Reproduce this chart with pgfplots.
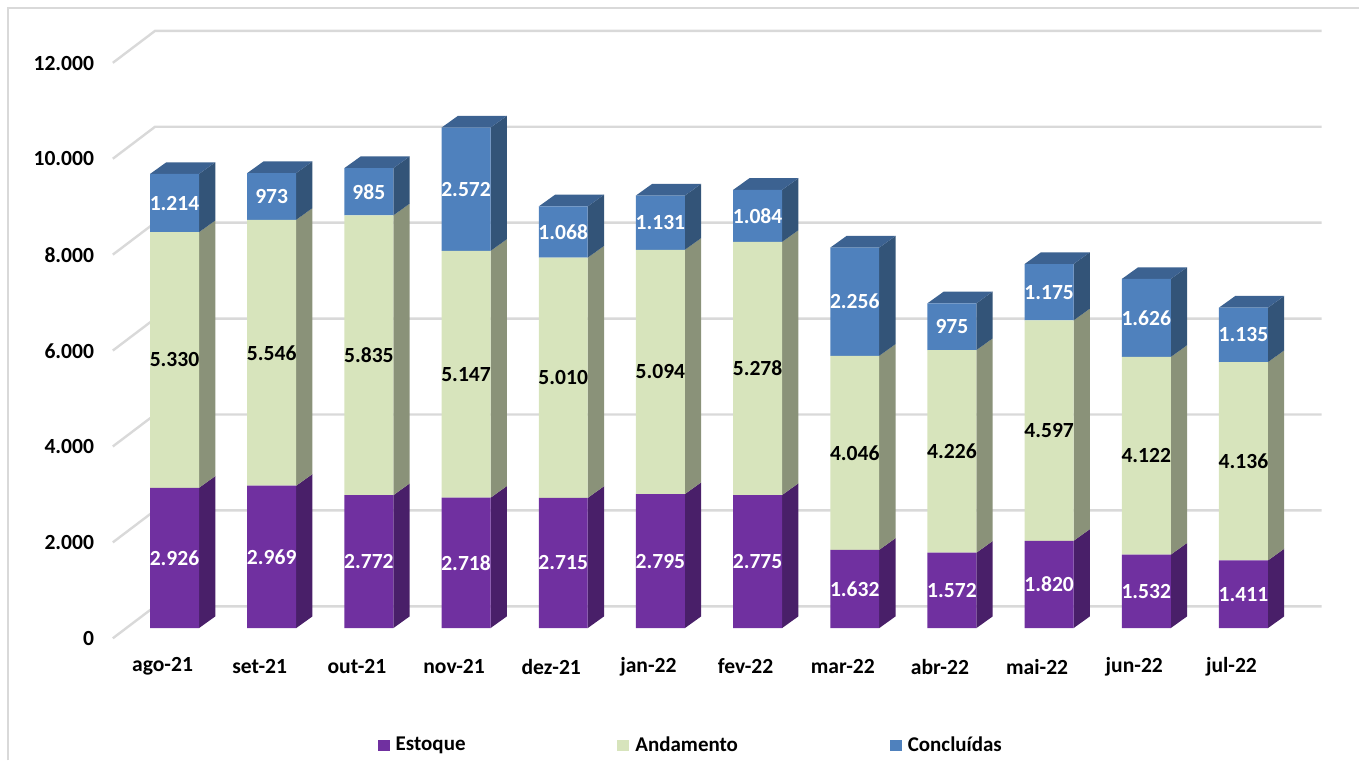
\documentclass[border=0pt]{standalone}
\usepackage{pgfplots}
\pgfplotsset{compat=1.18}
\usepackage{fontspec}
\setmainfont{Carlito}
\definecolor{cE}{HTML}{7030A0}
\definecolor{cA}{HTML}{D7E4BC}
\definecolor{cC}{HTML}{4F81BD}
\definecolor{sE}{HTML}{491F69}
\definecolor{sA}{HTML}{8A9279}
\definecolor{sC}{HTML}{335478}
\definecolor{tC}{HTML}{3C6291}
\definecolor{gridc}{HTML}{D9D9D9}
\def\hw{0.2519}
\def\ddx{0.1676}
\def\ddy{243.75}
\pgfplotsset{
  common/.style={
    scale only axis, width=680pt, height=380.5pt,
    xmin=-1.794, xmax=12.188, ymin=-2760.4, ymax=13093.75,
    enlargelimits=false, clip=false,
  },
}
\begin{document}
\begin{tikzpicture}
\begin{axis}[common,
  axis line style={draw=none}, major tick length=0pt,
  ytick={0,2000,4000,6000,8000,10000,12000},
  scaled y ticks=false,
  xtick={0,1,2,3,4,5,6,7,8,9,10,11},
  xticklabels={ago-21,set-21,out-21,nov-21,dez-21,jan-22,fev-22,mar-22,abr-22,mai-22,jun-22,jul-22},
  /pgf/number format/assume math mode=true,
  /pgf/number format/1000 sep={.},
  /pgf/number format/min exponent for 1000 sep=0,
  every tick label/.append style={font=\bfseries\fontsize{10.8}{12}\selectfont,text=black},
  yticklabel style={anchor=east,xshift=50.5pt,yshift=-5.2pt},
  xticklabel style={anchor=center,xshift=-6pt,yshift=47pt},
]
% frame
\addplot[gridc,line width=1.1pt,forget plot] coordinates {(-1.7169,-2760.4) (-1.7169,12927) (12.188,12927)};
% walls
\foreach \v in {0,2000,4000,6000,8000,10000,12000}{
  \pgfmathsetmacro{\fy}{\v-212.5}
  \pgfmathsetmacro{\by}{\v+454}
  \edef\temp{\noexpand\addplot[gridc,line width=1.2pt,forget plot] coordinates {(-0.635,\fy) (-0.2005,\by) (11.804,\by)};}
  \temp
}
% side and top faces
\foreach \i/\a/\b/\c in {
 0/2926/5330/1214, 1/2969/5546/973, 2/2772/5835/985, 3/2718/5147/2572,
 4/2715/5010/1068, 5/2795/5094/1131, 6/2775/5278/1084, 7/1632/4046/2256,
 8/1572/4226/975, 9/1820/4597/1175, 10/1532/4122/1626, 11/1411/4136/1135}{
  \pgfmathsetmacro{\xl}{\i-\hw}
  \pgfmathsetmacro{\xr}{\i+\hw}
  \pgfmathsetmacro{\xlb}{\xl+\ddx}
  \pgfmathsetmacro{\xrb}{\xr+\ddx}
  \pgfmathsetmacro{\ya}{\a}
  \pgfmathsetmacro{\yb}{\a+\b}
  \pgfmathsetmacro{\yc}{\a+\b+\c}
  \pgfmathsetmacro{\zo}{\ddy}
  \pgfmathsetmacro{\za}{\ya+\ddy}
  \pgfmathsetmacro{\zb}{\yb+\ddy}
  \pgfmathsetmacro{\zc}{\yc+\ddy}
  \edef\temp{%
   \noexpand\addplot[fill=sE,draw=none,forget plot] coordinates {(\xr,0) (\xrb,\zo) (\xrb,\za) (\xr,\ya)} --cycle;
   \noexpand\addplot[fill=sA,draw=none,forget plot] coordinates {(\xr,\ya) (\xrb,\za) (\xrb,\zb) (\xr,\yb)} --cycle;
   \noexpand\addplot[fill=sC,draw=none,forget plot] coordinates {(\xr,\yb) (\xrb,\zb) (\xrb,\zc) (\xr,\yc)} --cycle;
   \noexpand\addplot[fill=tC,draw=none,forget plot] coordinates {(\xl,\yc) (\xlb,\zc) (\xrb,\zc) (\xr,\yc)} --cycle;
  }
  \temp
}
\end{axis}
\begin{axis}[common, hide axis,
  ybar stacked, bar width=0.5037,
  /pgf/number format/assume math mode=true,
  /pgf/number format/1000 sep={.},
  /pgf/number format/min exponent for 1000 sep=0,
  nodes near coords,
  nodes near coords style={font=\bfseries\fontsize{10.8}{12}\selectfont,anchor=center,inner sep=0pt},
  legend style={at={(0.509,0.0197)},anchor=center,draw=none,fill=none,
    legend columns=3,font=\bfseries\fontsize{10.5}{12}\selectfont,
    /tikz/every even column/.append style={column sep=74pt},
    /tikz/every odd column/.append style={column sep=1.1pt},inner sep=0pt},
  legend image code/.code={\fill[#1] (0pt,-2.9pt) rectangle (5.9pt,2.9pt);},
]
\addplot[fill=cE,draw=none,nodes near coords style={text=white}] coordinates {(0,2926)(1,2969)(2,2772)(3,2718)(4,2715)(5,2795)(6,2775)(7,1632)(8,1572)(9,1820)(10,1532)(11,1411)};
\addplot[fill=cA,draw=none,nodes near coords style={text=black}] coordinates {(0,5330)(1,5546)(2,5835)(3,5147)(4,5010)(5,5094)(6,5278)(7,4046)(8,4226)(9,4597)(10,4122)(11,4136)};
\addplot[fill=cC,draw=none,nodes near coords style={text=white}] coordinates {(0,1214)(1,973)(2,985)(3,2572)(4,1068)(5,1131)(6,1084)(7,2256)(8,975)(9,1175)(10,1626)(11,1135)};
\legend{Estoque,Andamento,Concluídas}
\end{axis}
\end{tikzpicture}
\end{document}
- - - - -
*The request:*
Transcribe the full listing above exactly, with the images removed.

*Task result:*
Reproduce this chart with pgfplots.
\documentclass[border=0pt]{standalone}
\usepackage{pgfplots}
\pgfplotsset{compat=1.18}
\usepackage{fontspec}
\setmainfont{Carlito}
\definecolor{cE}{HTML}{7030A0}
\definecolor{cA}{HTML}{D7E4BC}
\definecolor{cC}{HTML}{4F81BD}
\definecolor{sE}{HTML}{491F69}
\definecolor{sA}{HTML}{8A9279}
\definecolor{sC}{HTML}{335478}
\definecolor{tC}{HTML}{3C6291}
\definecolor{gridc}{HTML}{D9D9D9}
\def\hw{0.2519}
\def\ddx{0.1676}
\def\ddy{243.75}
\pgfplotsset{
  common/.style={
    scale only axis, width=680pt, height=380.5pt,
    xmin=-1.794, xmax=12.188, ymin=-2760.4, ymax=13093.75,
    enlargelimits=false, clip=false,
  },
}
\begin{document}
\begin{tikzpicture}
\begin{axis}[common,
  axis line style={draw=none}, major tick length=0pt,
  ytick={0,2000,4000,6000,8000,10000,12000},
  scaled y ticks=false,
  xtick={0,1,2,3,4,5,6,7,8,9,10,11},
  xticklabels={ago-21,set-21,out-21,nov-21,dez-21,jan-22,fev-22,mar-22,abr-22,mai-22,jun-22,jul-22},
  /pgf/number format/assume math mode=true,
  /pgf/number format/1000 sep={.},
  /pgf/number format/min exponent for 1000 sep=0,
  every tick label/.append style={font=\bfseries\fontsize{10.8}{12}\selectfont,text=black},
  yticklabel style={anchor=east,xshift=50.5pt,yshift=-5.2pt},
  xticklabel style={anchor=center,xshift=-6pt,yshift=47pt},
]
% frame
\addplot[gridc,line width=1.1pt,forget plot] coordinates {(-1.7169,-2760.4) (-1.7169,12927) (12.188,12927)};
% walls
\foreach \v in {0,2000,4000,6000,8000,10000,12000}{
  \pgfmathsetmacro{\fy}{\v-212.5}
  \pgfmathsetmacro{\by}{\v+454}
  \edef\temp{\noexpand\addplot[gridc,line width=1.2pt,forget plot] coordinates {(-0.635,\fy) (-0.2005,\by) (11.804,\by)};}
  \temp
}
% side and top faces
\foreach \i/\a/\b/\c in {
 0/2926/5330/1214, 1/2969/5546/973, 2/2772/5835/985, 3/2718/5147/2572,
 4/2715/5010/1068, 5/2795/5094/1131, 6/2775/5278/1084, 7/1632/4046/2256,
 8/1572/4226/975, 9/1820/4597/1175, 10/1532/4122/1626, 11/1411/4136/1135}{
  \pgfmathsetmacro{\xl}{\i-\hw}
  \pgfmathsetmacro{\xr}{\i+\hw}
  \pgfmathsetmacro{\xlb}{\xl+\ddx}
  \pgfmathsetmacro{\xrb}{\xr+\ddx}
  \pgfmathsetmacro{\ya}{\a}
  \pgfmathsetmacro{\yb}{\a+\b}
  \pgfmathsetmacro{\yc}{\a+\b+\c}
  \pgfmathsetmacro{\zo}{\ddy}
  \pgfmathsetmacro{\za}{\ya+\ddy}
  \pgfmathsetmacro{\zb}{\yb+\ddy}
  \pgfmathsetmacro{\zc}{\yc+\ddy}
  \edef\temp{%
   \noexpand\addplot[fill=sE,draw=none,forget plot] coordinates {(\xr,0) (\xrb,\zo) (\xrb,\za) (\xr,\ya)} --cycle;
   \noexpand\addplot[fill=sA,draw=none,forget plot] coordinates {(\xr,\ya) (\xrb,\za) (\xrb,\zb) (\xr,\yb)} --cycle;
   \noexpand\addplot[fill=sC,draw=none,forget plot] coordinates {(\xr,\yb) (\xrb,\zb) (\xrb,\zc) (\xr,\yc)} --cycle;
   \noexpand\addplot[fill=tC,draw=none,forget plot] coordinates {(\xl,\yc) (\xlb,\zc) (\xrb,\zc) (\xr,\yc)} --cycle;
  }
  \temp
}
\end{axis}
\begin{axis}[common, hide axis,
  ybar stacked, bar width=0.5037,
  /pgf/number format/assume math mode=true,
  /pgf/number format/1000 sep={.},
  /pgf/number format/min exponent for 1000 sep=0,
  nodes near coords,
  nodes near coords style={font=\bfseries\fontsize{10.8}{12}\selectfont,anchor=center,inner sep=0pt},
  legend style={at={(0.509,0.0197)},anchor=center,draw=none,fill=none,
    legend columns=3,font=\bfseries\fontsize{10.5}{12}\selectfont,
    /tikz/every even column/.append style={column sep=74pt},
    /tikz/every odd column/.append style={column sep=1.1pt},inner sep=0pt},
  legend image code/.code={\fill[#1] (0pt,-2.9pt) rectangle (5.9pt,2.9pt);},
]
\addplot[fill=cE,draw=none,nodes near coords style={text=white}] coordinates {(0,2926)(1,2969)(2,2772)(3,2718)(4,2715)(5,2795)(6,2775)(7,1632)(8,1572)(9,1820)(10,1532)(11,1411)};
\addplot[fill=cA,draw=none,nodes near coords style={text=black}] coordinates {(0,5330)(1,5546)(2,5835)(3,5147)(4,5010)(5,5094)(6,5278)(7,4046)(8,4226)(9,4597)(10,4122)(11,4136)};
\addplot[fill=cC,draw=none,nodes near coords style={text=white}] coordinates {(0,1214)(1,973)(2,985)(3,2572)(4,1068)(5,1131)(6,1084)(7,2256)(8,975)(9,1175)(10,1626)(11,1135)};
\legend{Estoque,Andamento,Concluídas}
\end{axis}
\end{tikzpicture}
\end{document}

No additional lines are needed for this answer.